A petition signed by nearly 3,000 people forced Marie Stopes’s Lagos offices to shut down in May. Police invaded the clinic, arrested an official, and, according to reports, harassed patients. Antiabortion groups allege that Marie Stopes kills preborn babies and should be banned in Nigeria. The only solutions to unwanted pregnancies, international antiabortion movement Citizen Go Africa says, should be “proper sex education, advocating for chastity, encouraging adoptions, and creating more crisis pregnancy centres.”

That argument assumes that family planning and chastity can prevent sexual abuse and rape. An estimated 2 million Nigerian girls are sexually abused annually. Many of these attacks result in unwanted pregnancies. But the restrictions on abortions push women and girls to dangerous situations. Unsafe abortions weigh heavily on the country’s maternal health care system and contribute to one of the highest maternal mortality rates in the world, at 800 per 100,000 live births compared with 12 per 100,000 live births in developed nations like the United States.
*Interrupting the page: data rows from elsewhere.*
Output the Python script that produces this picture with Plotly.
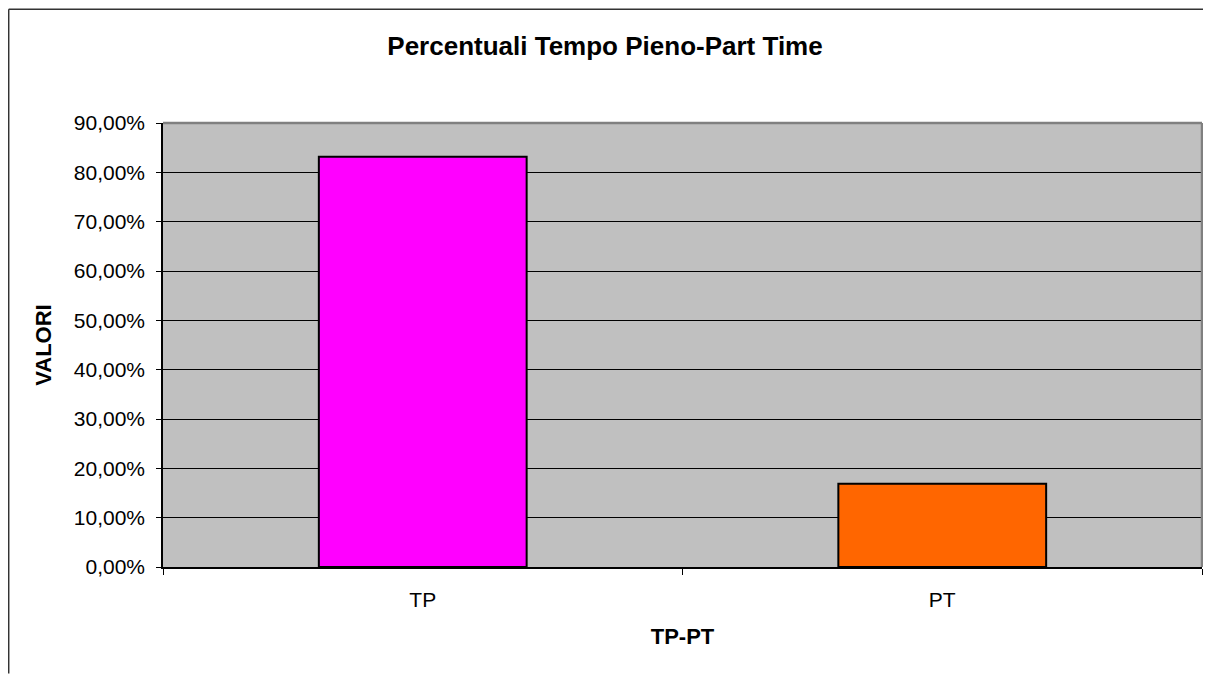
import plotly.graph_objects as go

categories = ["TP", "PT"]
values = [0.8314, 0.1686]
bar_colors = ["#FF00FF", "#FF6600"]
y_tick_vals = [0, 0.1, 0.2, 0.3, 0.4, 0.5, 0.6, 0.7, 0.8, 0.9]

# page body has an 8px margin; figure coordinates are page coordinates minus 8
W, H = 1203, 666
L, R, T, B = 155, 1193.7, 114.7, 559.3
pw, ph = R - L, B - T

def px_x(p):
    return (p - L) / pw

def px_y(p):
    return (B - p) / ph

fig = go.Figure()
fig.add_trace(go.Bar(
    x=categories, y=values, width=0.4,
    marker=dict(color=bar_colors, line=dict(color="black", width=2)),
    hoverinfo="x+y",
))

FONT = "Liberation Sans, Arial, sans-serif"

fig.update_layout(
    width=W, height=H,
    margin=dict(l=L, r=W - R, t=T, b=H - B, pad=0),
    paper_bgcolor="white",
    plot_bgcolor="#C0C0C0",
    separators=",.",
    showlegend=False,
    font=dict(family=FONT, color="black", size=21),
    title=dict(text="<b>Percentuali Tempo Pieno-Part Time</b>",
               x=(605 - 8) / W, xanchor="center", xref="container",
               y=1 - 38 / H, yanchor="middle", yref="container",
               font=dict(size=26, family=FONT, color="black")),
)

fig.update_xaxes(
    type="category",
    showgrid=False,
    showline=True, linecolor="black", linewidth=1.5,
    ticks="outside", ticklen=6, tickcolor="black", tickwidth=1,
    tickson="boundaries",
    tickfont=dict(size=21, family=FONT),
    ticklabelstandoff=13,
    title=dict(text="<b>TP-PT</b>", font=dict(size=22, family=FONT), standoff=19),
    zeroline=False,
)

fig.update_yaxes(
    range=[0, 0.9],
    tickvals=y_tick_vals,
    tickformat=".2%",
    showgrid=True, gridcolor="black", gridwidth=1,
    showline=True, linecolor="black", linewidth=1.5,
    ticks="outside", ticklen=5, tickcolor="black", tickwidth=1,
    tickfont=dict(size=21, family=FONT),
    ticklabelstandoff=7,
    title=dict(text="<b>VALORI</b>", font=dict(size=22, family=FONT), standoff=16),
    zeroline=False,
)

# plot-area border (top and right, grey)
fig.add_shape(type="line", xref="paper", yref="paper", x0=0, x1=1, y0=1, y1=1,
              line=dict(color="#808080", width=2.5), layer="above")
fig.add_shape(type="line", xref="paper", yref="paper", x0=1, x1=1, y0=0, y1=1,
              line=dict(color="#808080", width=2.5), layer="above")

# outer chart border: only its top and left edges are inside the window
fig.add_shape(type="line", xref="paper", yref="paper",
              x0=px_x(0.75), x1=px_x(W), y0=px_y(0.75), y1=px_y(0.75),
              line=dict(color="#333333", width=1.5), layer="below")
fig.add_shape(type="line", xref="paper", yref="paper",
              x0=px_x(0.75), x1=px_x(0.75), y0=px_y(0.75), y1=px_y(H),
              line=dict(color="#333333", width=1.5), layer="below")

fig.write_html("out.html")
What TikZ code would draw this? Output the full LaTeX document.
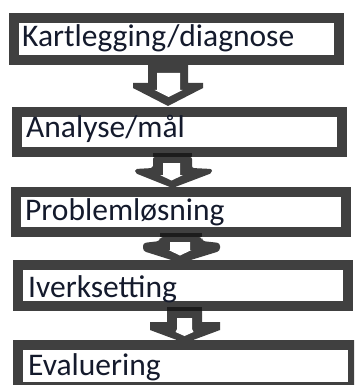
\documentclass[tikz,border=0pt]{standalone}
\usepackage{fontspec}
\setmainfont{Carlito}
\usetikzlibrary{calc}
\definecolor{boxgray}{HTML}{404040}
\definecolor{bargray}{HTML}{1C1C1C}
\definecolor{inkblue}{HTML}{141A2C}
\tikzset{
  stage/.style={rectangle, draw=boxgray, line width=10pt, fill=white,
    inner sep=0pt, outer sep=0pt},
  lbl/.style={anchor=base west, inner sep=0pt, text=inkblue,
    font=\fontsize{31.5}{32}\selectfont},
  outerarrow/.style={fill=boxgray},
  innerarrow/.style={fill=white},
}
\begin{document}
\begin{tikzpicture}[x=1pt, y=-1pt]
\clip (0,0) rectangle (354,385);
\fill[white] (0,0) rectangle (354,385);

% the five stages
\node[stage, minimum width=325pt, minimum height=42pt] (b1) at (176.5,39) {};
\node[stage, minimum width=325pt, minimum height=40pt] (b2) at (179.5,132) {};
\node[stage, minimum width=330pt, minimum height=40pt] (b3) at (181,212) {};
\node[stage, minimum width=330pt, minimum height=41pt] (b4) at (183,285.5) {};
\node[stage, minimum width=335pt, minimum height=42pt] (b5) at (185.5,366) {};

\node[lbl] (t1) at (22,47) {Kartlegging/diagnose};
\node[lbl] (t2) at (26,137) {Analyse/mål};
\node[lbl] (t3) at (25,220) {Problemløsning};
\node[lbl] (t4) at (28,297) {Iverksetting};
\node[lbl] (t5) at (28,375) {Evaluering};

% block arrows, each hanging from the lower edge of the stage above
\coordinate (a1) at ($(b1.south)+(-8.5,5)$);
\coordinate (a2) at ($(b2.south)+(-7,5)$);
\coordinate (a3) at ($(b3.south)+(0,5)$);
\coordinate (a4) at ($(b4.south)+(1.5,5)$);

\begin{scope}[shift={(a1)}]
  \fill[outerarrow] (-20,0) -- (20,0) -- (20,18) -- (35,18) -- (35,23)
    -- (0,41) -- (-35,23) -- (-35,18) -- (-20,18) -- cycle;
  \fill[innerarrow] (-11,8) -- (12,8) -- (12,25) -- (14.5,25) -- (0.5,32)
    -- (-13.5,25) -- (-11,25) -- cycle;
\end{scope}

\begin{scope}[shift={(a2)}]
  \fill[bargray] (-19.5,-4) rectangle (19.5,0);
  \fill[outerarrow, rounded corners=2pt] (-19.5,0) -- (19.5,0) -- (19.5,11)
    -- (39.5,12) -- (39.5,16) -- (0,31) -- (-37.5,16) -- (-37.5,12)
    -- (-19.5,11) -- cycle;
  \fill[innerarrow] (-9.5,6) -- (7.5,6) -- (7.5,18) -- (10.5,18) -- (-1,23.5)
    -- (-12.5,18) -- (-9.5,18) -- cycle;
\end{scope}

\begin{scope}[shift={(a3)}]
  \fill[bargray] (-21,-4) rectangle (21,0);
  \fill[outerarrow, rounded corners=3pt] (-21,0) -- (21,0) -- (21,4)
    -- (39,6) -- (39,14) -- (0,26) -- (-38,14) -- (-38,6)
    -- (-21,4) -- cycle;
  \fill[innerarrow] (-11,5) -- (9,5) -- (9,13) -- (10.5,13) -- (-1,18.5)
    -- (-12.5,13) -- (-11,13) -- cycle;
\end{scope}

\begin{scope}[shift={(a4)}]
  \fill[bargray] (-17.5,-4) rectangle (17.5,0);
  \fill[outerarrow] (-17.5,0) -- (17.5,0) -- (17.5,11) -- (35.5,11)
    -- (35.5,19) -- (0.5,32) -- (-34.5,19) -- (-34.5,11) -- (-17.5,11) -- cycle;
  \fill[innerarrow] (-7.5,7) -- (7.5,7) -- (7.5,18) -- (9,21) -- (0,25)
    -- (-9,21) -- (-7.5,18) -- cycle;
\end{scope}
\end{tikzpicture}
\end{document}
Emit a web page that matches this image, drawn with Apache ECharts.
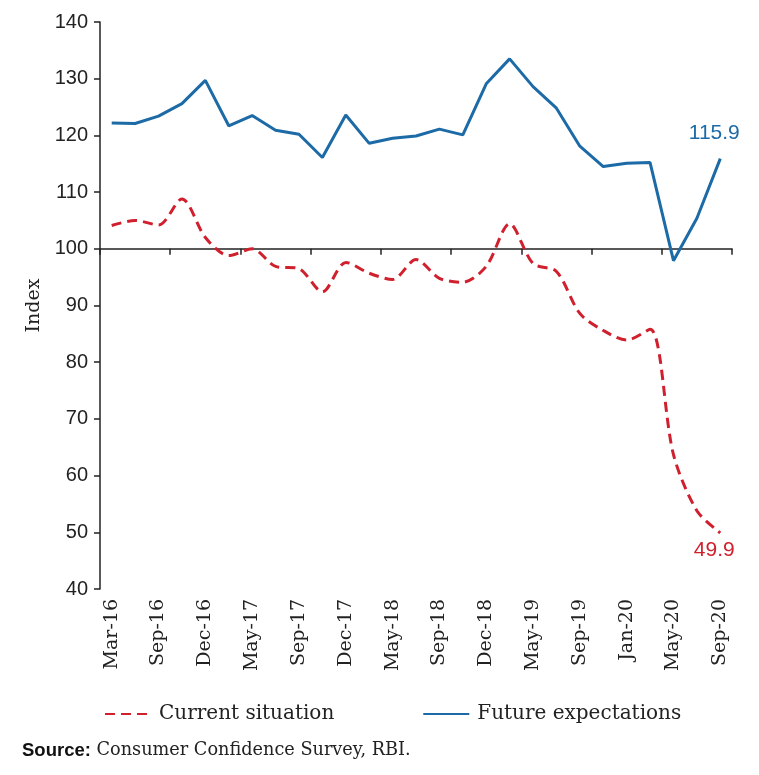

High fertility rates of 5.5 births per woman complicate the situation. The Nigerian government is working to create awareness of free contraceptives, but the results are dismal. Contraceptives use remain low, partly due to patriarchal cultures and low literacy levels: There are misconceptions that contraceptives lead to permanent infertility.

While the population is pushing 200 million, Nigeria is estimated to overtake the United States by 2050. If the country continues to grow at its present rate, 1 billion people will live on land half the size of Alaska by 2021. The forecast spells disaster. The economy cannot support these numbers since more people already live in extreme poverty here than in any other country.

The timing of the UHC adoption provides the perfect opportunity for Buhari’s government to facilitate women-led conversations around reproductive health care. It is time for Africa as a whole to look inward and ask why 93 percent of our women live in countries where safe abortions are restricted. Countries like Zambia, South Africa, Tunisia, and Cape Verde have removed restrictions and also have relatively low maternal mortality rates, with Zambia’s declining year-to-year. Denying women the right to safe abortions pushes many to their deaths. Despite the cost of ignoring the Global Gag Rule, it is arguably more costly for Buhari to stand with the United States and ignore the evidence that Nigerian women will continue to opt for abortion, risk their lives, risk jail terms, and earn societal ostracization.

It is commendable that the Nigerian government has stepped up since US funds were reduced. The government has increased funding to local UNFPA, for example. It’s the way to go: Homegrown solutions are the only sustainable responses to Nigerian population and reproductive health issues. But there is more work to be done. “Nigeria is a middle-income country, and we are hoping that as the economy improves, the government will pick and will eventually fully take over contraceptive procurement,” Dr. Eugene Kongnyuy, UNFPA resident representative told Devex, a development publication, earlier this year.

But there is more work to be done, including appointing more women to leadership roles to ensure representation. Only 27 of 469 Nigerian parliamentarians are women. It may be too much to ask for outright removal of the abortion ban, but surely it is not too much to provide spaces for discussions on women’s reproductive health — discussions that must involve women.

By 2023, when countries report back on UHC, Nigeria should be clear on why Nigerian women opt for abortions, and we should be working toward providing policies and infrastructure to that effect. We should focus on dispelling cultural myths around family planning to make it more accessible. We should educate men — without whom no pregnancy would happen — about sexual and reproductive issues and strengthen legal systems that will prosecute sexual offenses effectively. And we should be clear with the United States and the other 18 UN nations that objected to the UHC, that Nigeria will not compromise when it comes to our women and our girls. In 2020, women deserve that and more.

Shola Lawal is the 2019 Elizabeth Neuffer Fellow at the International Women’s Media Foundation and a research fellow at MIT’s Center for International Studies.